Now we know what the Democratic Party really thinks of Black Lives Matter

Now we know what the Democratic Party really thinks of Black Lives Matter

Thanks to a recently leaked confidential memo, we now know what the Democratic Party has to say about Black Lives Matter behind closed doors.

The memo, made public late Tuesday by hacktivist blog Guccifer 2.0, says it was originally sent on Nov. 19, 2015, by the Democratic Congressional Campaign Committee's Troy Perry, who now works on Hillary Clinton's campaign. 

The memo describes Black Lives Matter as a "radical movement to end 'anti-black racism'" and advises Democratic officials not to "offer support for concrete policy positions." 

This summer, the Movement for Black Lives released its long-awaited policy platform. The platform included several specific recommendations to, as the group wrote, "end the war on black lives," including putting an end to the use of predictive policing software and police officers in schools.

In a section on "tactics," the memo further advises officials to meet with local activists and aim for smaller groups. Black Lives Matter activists "don't want their movement co-opted by the Democratic Party," the memo reads.   

The memo also warns politicians against saying controversial phrases like "all lives matter" and "black-on-black crime" because they're viewed as "red herring attacks." Opponents of the movement have countered the "black lives matter" mantra by arguing that "all lives matter," and have deflected attention away from police brutality by arguing that those concerned with violence against blacks should focus on intra-racial violence instead

In a statement to Mic, the DCCC wrote that it values the contributions of Black Lives Matter. "The DCCC highly respects and values the leadership of the Black Lives Matter movement," said Meredith Kelly, DCCC's national press secretary. "In less than two years, BLM has evolved from three words into a political force that is changing and waking our nation.  At the DCCC, we highly encourage our candidates to not only embrace the importance of this movement, but to meet with and listen to community activists to partner social change.

"We will not allow this hacking to distract from our common goals nor disparage the BLM movement.  We continue to welcome further engagement with activists and BLM leaders nationwide." 

Conversely, Black Lives Matter expressed its disappointment. "We deserve to be heard, not handled," the group said. "People are dying."

It continued: "We demand and are fighting every day for a radical transformation of American democracy where all Black lives are valued. We expect that our elected officials will stop pacifying and take us seriously."

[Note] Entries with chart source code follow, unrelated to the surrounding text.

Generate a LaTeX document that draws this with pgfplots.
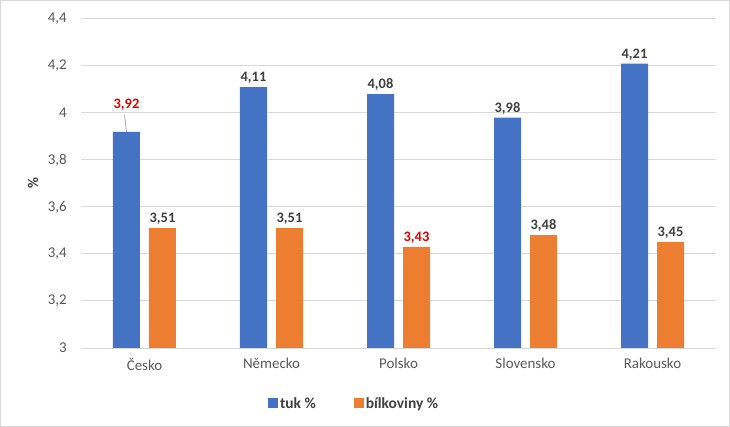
\documentclass[border=0pt]{standalone}
\usepackage{fontspec}
\setmainfont{Carlito}
\usepackage{pgfplots}
\pgfplotsset{compat=1.18}
\definecolor{cblue}{HTML}{4472C4}
\definecolor{corange}{HTML}{ED7D31}
\definecolor{cgrid}{HTML}{D9D9D9}
\definecolor{ctick}{HTML}{595959}
\definecolor{clab}{HTML}{404040}
\definecolor{cred}{HTML}{E00000}
\begin{document}
\begin{tikzpicture}
\begin{axis}[
  scale only axis, width=635bp, height=329bp,
  ybar, bar width=27bp,
  xmin=-0.5, xmax=4.5, ymin=3, ymax=4.4,
  ytick={3,3.2,...,4.41},
  xtick={0,1,2,3,4},
  xticklabels={Česko,Německo,Polsko,Slovensko,Rakousko},
  axis line style={draw=none},
  major tick length=0pt,
  ymajorgrids, grid style={cgrid, line width=1pt},
  /pgf/number format/assume math mode=true,
  /pgf/number format/use comma,
  yticklabel style={font=\fontsize{15}{18}\selectfont, text=ctick, inner sep=0pt, xshift=-14bp},
  xticklabel style={font=\fontsize{15}{18}\selectfont, text=ctick, inner sep=0pt, yshift=-10bp},
  ylabel={\%},
  ylabel style={at={(axis description cs:-0.0756,0.5)}, anchor=center, font=\bfseries\fontsize{15}{18}\selectfont, text=clab},
  nodes near coords style={font=\bfseries\fontsize{14.5}{17}\selectfont, text=clab,
     /pgf/number format/.cd, fixed, fixed zerofill, precision=2, use comma, assume math mode=true},
  legend style={at={(axis description cs:0.43,-0.170)}, anchor=center, draw=none, fill=none,
     legend columns=2, font=\bfseries\fontsize{15.5}{18}\selectfont, text=clab,
     /tikz/every even column/.append style={column sep=36bp}},
  legend image code/.code={\fill[#1,draw=none] (0bp,-4.5bp) rectangle (10bp,5.5bp);},
  clip=false,
]
\addplot[fill=cblue, draw=none, bar shift=-18bp,
  visualization depends on={value \coordindex \as \idx},
  nodes near coords={\ifnum\idx=0 \raisebox{20bp}{\textcolor{cred}{\pgfmathprintnumber{\pgfplotspointmeta}}}\else\pgfmathprintnumber{\pgfplotspointmeta}\fi}]
  coordinates {(0,3.92) (1,4.11) (2,4.08) (3,3.98) (4,4.21)};
\addplot[fill=corange, draw=none, bar shift=18bp,
  visualization depends on={value \coordindex \as \idx},
  nodes near coords={\ifnum\idx=2 \textcolor{cred}{\pgfmathprintnumber{\pgfplotspointmeta}}\else\pgfmathprintnumber{\pgfplotspointmeta}\fi}]
  coordinates {(0,3.51) (1,3.51) (2,3.43) (3,3.48) (4,3.45)};
\legend{tuk \%, bílkoviny \%}
\draw[gray!70, line width=0.8pt] ([xshift=-20bp,yshift=17bp]axis cs:0,3.92) -- ([xshift=-18bp]axis cs:0,3.92);
\draw[cgrid, line width=1.5pt, use as bounding box] (axis cs:-0.5,3) ++(-80.25bp,-78.25bp) rectangle ++(728.5bp,425.5bp);
\end{axis}
\end{tikzpicture}
\end{document}
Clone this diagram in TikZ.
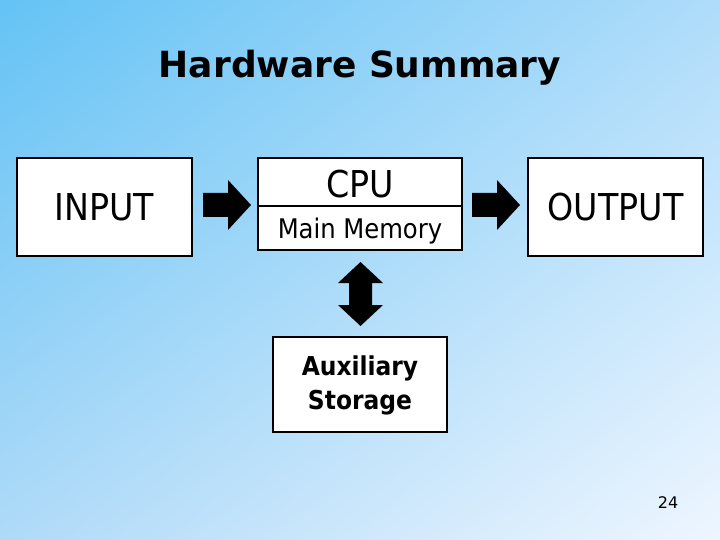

The memo came at a time when the Democratic Party was trying to avoid any more public embarrassments with black activists, who'd called out a number of Democratic politicians for their positions on issues of racial equity and police reform. Former Maryland Gov. Martin O'Malley, for instance, was lambasted by activists for saying, "Black lives matter. White lives matter. All lives matter." Activists have also confronted Bernie Sanders and Hillary Clinton on the campaign trail about their positions on issues of policing and criminal as well as racial justice. 

August 31, 2016 at 2:49pm EST: This story has been updated with comments from the DCCC.

August 31, 2016 at 2:32 pm EST: This story has been updated with comment from Black Lives Matter.